- Written by: Brian Hurwitz Matt Dorff
- Directed by: Kern Konwiser
- Starring: Erica Durance Brienne De Beau Jack Hartnett Michelle Jones
- Music by: Andrew Keresztes
- Country of origin: United States
- Original language: English

Production
- Producers: Mike Stevens Barry Tropp Kip Konwiser
- Cinematography: P.J. López
- Editor: Nick Link
- Running time: 120 minutes
- Production company: Dolphin Entertainment

Original release
- Network: Lifetime Television
- Release: June 5, 2006

= Island Heat: Stranded =

Island Heat: Stranded is a 2006 Lifetime Television thriller film. The film was directed by Kern Konwiser and produced by his brother Kip Konwiser. It was released in United States on June 5, 2006, on Lifetime Television and was released on December 7, 2007, in Hungary.

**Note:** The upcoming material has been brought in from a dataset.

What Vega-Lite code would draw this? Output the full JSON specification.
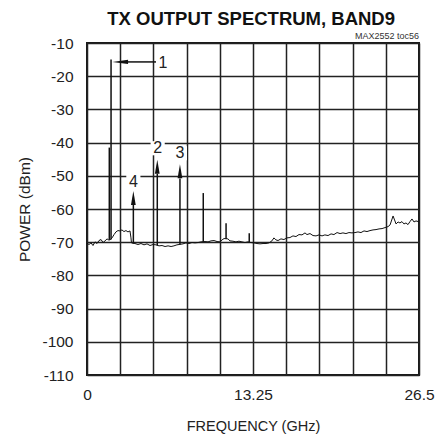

The film stars, Erica Durance, Brienne De Beau and Jack Hartnett.

==Plot==
A bride-to-be and her four bridesmaids travel to an exotic Caribbean island for a bachelorette party. After arriving at the luxurious resort, the women take a boat ride to a secluded island, where they can bask in sun and sand. The captain of the boat forgets to pick the girls up, leaving them stranded on the island, forcing them to use a deserted house as a makeshift shelter. That quickly turns into a nightmare when the women begin to disappear one by one.

==Cast==
- Erica Durance as Carina
- Brienne De Beau as Regan
- Jack Hartnett as Anthony
- Michelle Jones as Nicole
- Jessica Lauren as Lynette
- Vanessa Millon as Isabel
- Ashley Totin as Danielle Sanders

==Production==
Island Heat: Stranded was filmed in Puerto Rico.